───── Provided data
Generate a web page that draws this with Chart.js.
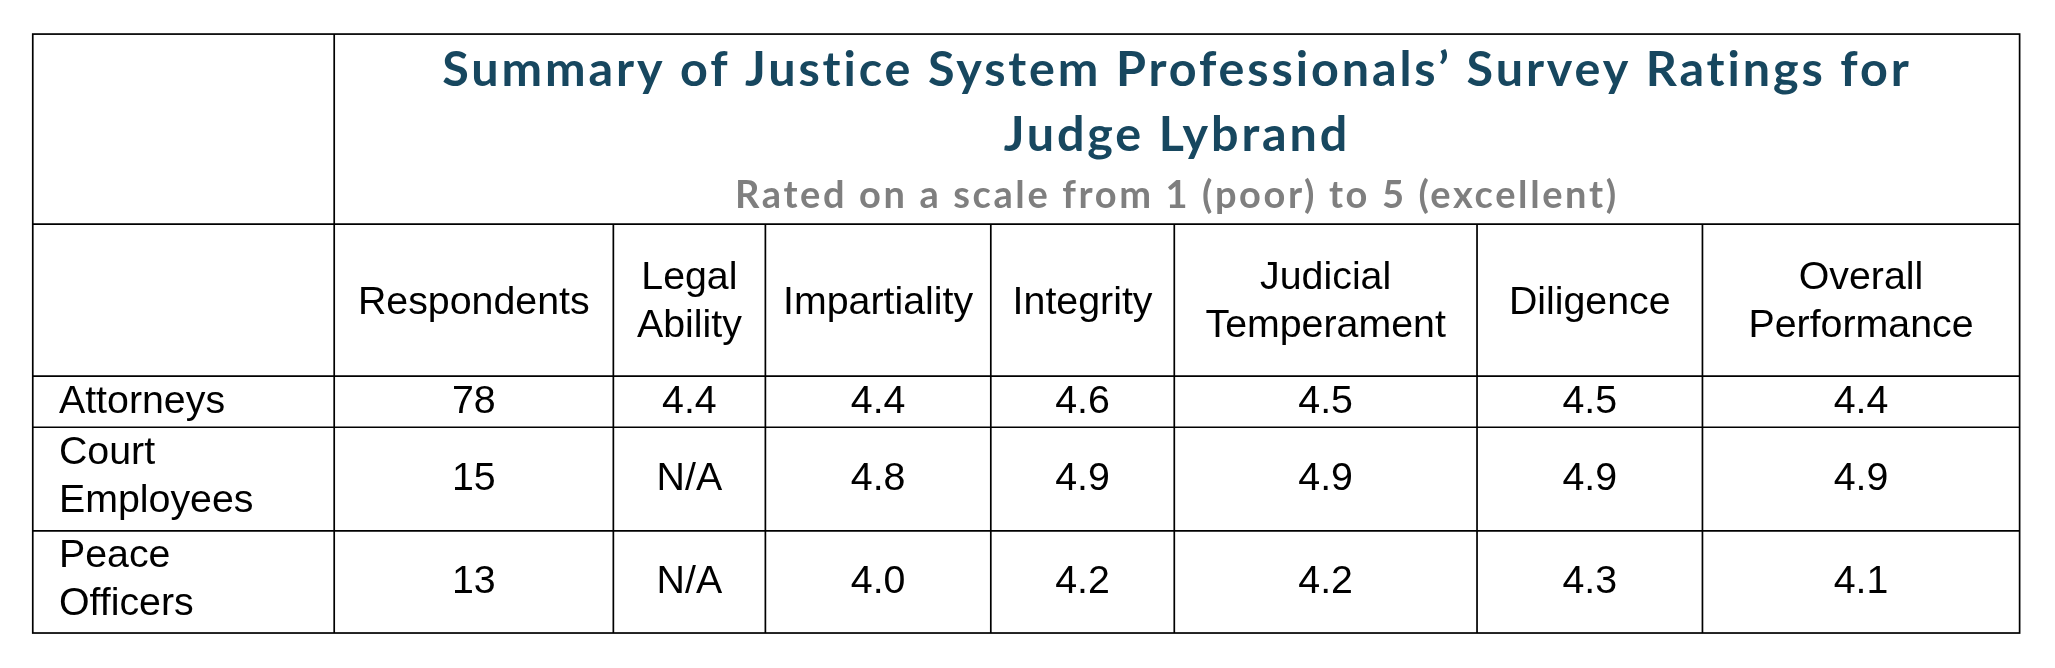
<!DOCTYPE html>
<html><head><meta charset="utf-8">
<script src="https://cdn.jsdelivr.net/npm/chart.js@4"></script>
<style>html,body{margin:0;padding:0;background:#fff}#wrap{width:2055px;height:668px}</style>
</head><body><div id="wrap"><canvas id="c"></canvas></div>
<script>
const titleLines = ["Summary of Justice System Professionals\u2019 Survey Ratings for", "Judge Lybrand"];
const subtitle = "Rated on a scale from 1 (poor) to 5 (excellent)";
const headers = [["Respondents"], ["Legal", "Ability"], ["Impartiality"], ["Integrity"], ["Judicial", "Temperament"], ["Diligence"], ["Overall", "Performance"]];
const groups = [["Attorneys"], ["Court", "Employees"], ["Peace", "Officers"]];
const respondents = ["78", "15", "13"];
const legalAbility = ["4.4", "N/A", "N/A"];
const impartiality = ["4.4", "4.8", "4.0"];
const integrity = ["4.6", "4.9", "4.2"];
const temperament = ["4.5", "4.9", "4.2"];
const diligence = ["4.5", "4.9", "4.3"];
const overall = ["4.4", "4.9", "4.1"];
const columns = [respondents, legalAbility, impartiality, integrity, temperament, diligence, overall];

const S = 2055 / 1568;
const colX = [25, 255, 468, 584, 756, 896, 1127, 1299, 1541];
const rowY = [26, 171, 287, 326, 405, 483];

const tablePlugin = {
  id: 'table',
  afterDraw(chart) {
    const ctx = chart.ctx;
    ctx.save();
    ctx.scale(S, S);
    ctx.strokeStyle = '#000'; ctx.lineWidth = 1.3;
    ctx.strokeRect(colX[0], rowY[0], colX[8] - colX[0], rowY[5] - rowY[0]);
    ctx.beginPath();
    ctx.moveTo(colX[1], rowY[0]); ctx.lineTo(colX[1], rowY[5]);
    for (let i = 2; i < 8; i++) { ctx.moveTo(colX[i], rowY[1]); ctx.lineTo(colX[i], rowY[5]); }
    for (let j = 1; j < 5; j++) { ctx.moveTo(colX[0], rowY[j]); ctx.lineTo(colX[8], rowY[j]); }
    ctx.stroke();
    ctx.textAlign = 'center'; ctx.textBaseline = 'middle';
    const tc = (colX[1] + colX[8]) / 2;
    ctx.fillStyle = '#17475f'; ctx.font = 'bold 37px Lato';
    ctx.letterSpacing = '2.2px';
    ctx.fillText(titleLines[0], tc, 54);
    ctx.fillText(titleLines[1], tc, 103);
    ctx.fillStyle = '#7f7f7f'; ctx.font = 'bold 29px Lato';
    ctx.letterSpacing = '2px';
    ctx.fillText(subtitle, tc, 149);
    ctx.letterSpacing = '0px';
    ctx.fillStyle = '#000'; ctx.font = '30px "Liberation Sans"';
    const hc = (rowY[1] + rowY[2]) / 2;
    headers.forEach((h, i) => {
      const cx = (colX[i + 1] + colX[i + 2]) / 2;
      if (h.length === 1) ctx.fillText(h[0], cx, hc + 2);
      else { ctx.fillText(h[0], cx, hc - 17); ctx.fillText(h[1], cx, hc + 20); }
    });
    groups.forEach((g, r) => {
      const cy = (rowY[r + 2] + rowY[r + 3]) / 2;
      ctx.textAlign = 'left';
      if (g.length === 1) ctx.fillText(g[0], 45, cy);
      else { ctx.fillText(g[0], 45, cy - 20); ctx.fillText(g[1], 45, cy + 17); }
      ctx.textAlign = 'center';
      columns.forEach((col, i) => {
        ctx.fillText(col[r], (colX[i + 1] + colX[i + 2]) / 2, cy);
      });
    });
    ctx.restore();
  }
};

new Chart(document.getElementById('c'), {
  type: 'scatter',
  data: { datasets: [] },
  options: {
    responsive: true, maintainAspectRatio: false, animation: false,
    layout: { padding: 0 },
    plugins: { legend: { display: false }, tooltip: { enabled: false } },
    scales: { x: { display: false }, y: { display: false } }
  },
  plugins: [tablePlugin]
});
</script></body></html>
──────────
▸ **What to work on**
Leave every image out, and retype the material exactly.

▸ **Written response**
Generate a web page that draws this with Chart.js.
<!DOCTYPE html>
<html><head><meta charset="utf-8">
<script src="https://cdn.jsdelivr.net/npm/chart.js@4"></script>
<style>html,body{margin:0;padding:0;background:#fff}#wrap{width:2055px;height:668px}</style>
</head><body><div id="wrap"><canvas id="c"></canvas></div>
<script>
const titleLines = ["Summary of Justice System Professionals\u2019 Survey Ratings for", "Judge Lybrand"];
const subtitle = "Rated on a scale from 1 (poor) to 5 (excellent)";
const headers = [["Respondents"], ["Legal", "Ability"], ["Impartiality"], ["Integrity"], ["Judicial", "Temperament"], ["Diligence"], ["Overall", "Performance"]];
const groups = [["Attorneys"], ["Court", "Employees"], ["Peace", "Officers"]];
const respondents = ["78", "15", "13"];
const legalAbility = ["4.4", "N/A", "N/A"];
const impartiality = ["4.4", "4.8", "4.0"];
const integrity = ["4.6", "4.9", "4.2"];
const temperament = ["4.5", "4.9", "4.2"];
const diligence = ["4.5", "4.9", "4.3"];
const overall = ["4.4", "4.9", "4.1"];
const columns = [respondents, legalAbility, impartiality, integrity, temperament, diligence, overall];

const S = 2055 / 1568;
const colX = [25, 255, 468, 584, 756, 896, 1127, 1299, 1541];
const rowY = [26, 171, 287, 326, 405, 483];

const tablePlugin = {
  id: 'table',
  afterDraw(chart) {
    const ctx = chart.ctx;
    ctx.save();
    ctx.scale(S, S);
    ctx.strokeStyle = '#000'; ctx.lineWidth = 1.3;
    ctx.strokeRect(colX[0], rowY[0], colX[8] - colX[0], rowY[5] - rowY[0]);
    ctx.beginPath();
    ctx.moveTo(colX[1], rowY[0]); ctx.lineTo(colX[1], rowY[5]);
    for (let i = 2; i < 8; i++) { ctx.moveTo(colX[i], rowY[1]); ctx.lineTo(colX[i], rowY[5]); }
    for (let j = 1; j < 5; j++) { ctx.moveTo(colX[0], rowY[j]); ctx.lineTo(colX[8], rowY[j]); }
    ctx.stroke();
    ctx.textAlign = 'center'; ctx.textBaseline = 'middle';
    const tc = (colX[1] + colX[8]) / 2;
    ctx.fillStyle = '#17475f'; ctx.font = 'bold 37px Lato';
    ctx.letterSpacing = '2.2px';
    ctx.fillText(titleLines[0], tc, 54);
    ctx.fillText(titleLines[1], tc, 103);
    ctx.fillStyle = '#7f7f7f'; ctx.font = 'bold 29px Lato';
    ctx.letterSpacing = '2px';
    ctx.fillText(subtitle, tc, 149);
    ctx.letterSpacing = '0px';
    ctx.fillStyle = '#000'; ctx.font = '30px "Liberation Sans"';
    const hc = (rowY[1] + rowY[2]) / 2;
    headers.forEach((h, i) => {
      const cx = (colX[i + 1] + colX[i + 2]) / 2;
      if (h.length === 1) ctx.fillText(h[0], cx, hc + 2);
      else { ctx.fillText(h[0], cx, hc - 17); ctx.fillText(h[1], cx, hc + 20); }
    });
    groups.forEach((g, r) => {
      const cy = (rowY[r + 2] + rowY[r + 3]) / 2;
      ctx.textAlign = 'left';
      if (g.length === 1) ctx.fillText(g[0], 45, cy);
      else { ctx.fillText(g[0], 45, cy - 20); ctx.fillText(g[1], 45, cy + 17); }
      ctx.textAlign = 'center';
      columns.forEach((col, i) => {
        ctx.fillText(col[r], (colX[i + 1] + colX[i + 2]) / 2, cy);
      });
    });
    ctx.restore();
  }
};

new Chart(document.getElementById('c'), {
  type: 'scatter',
  data: { datasets: [] },
  options: {
    responsive: true, maintainAspectRatio: false, animation: false,
    layout: { padding: 0 },
    plugins: { legend: { display: false }, tooltip: { enabled: false } },
    scales: { x: { display: false }, y: { display: false } }
  },
  plugins: [tablePlugin]
});
</script></body></html>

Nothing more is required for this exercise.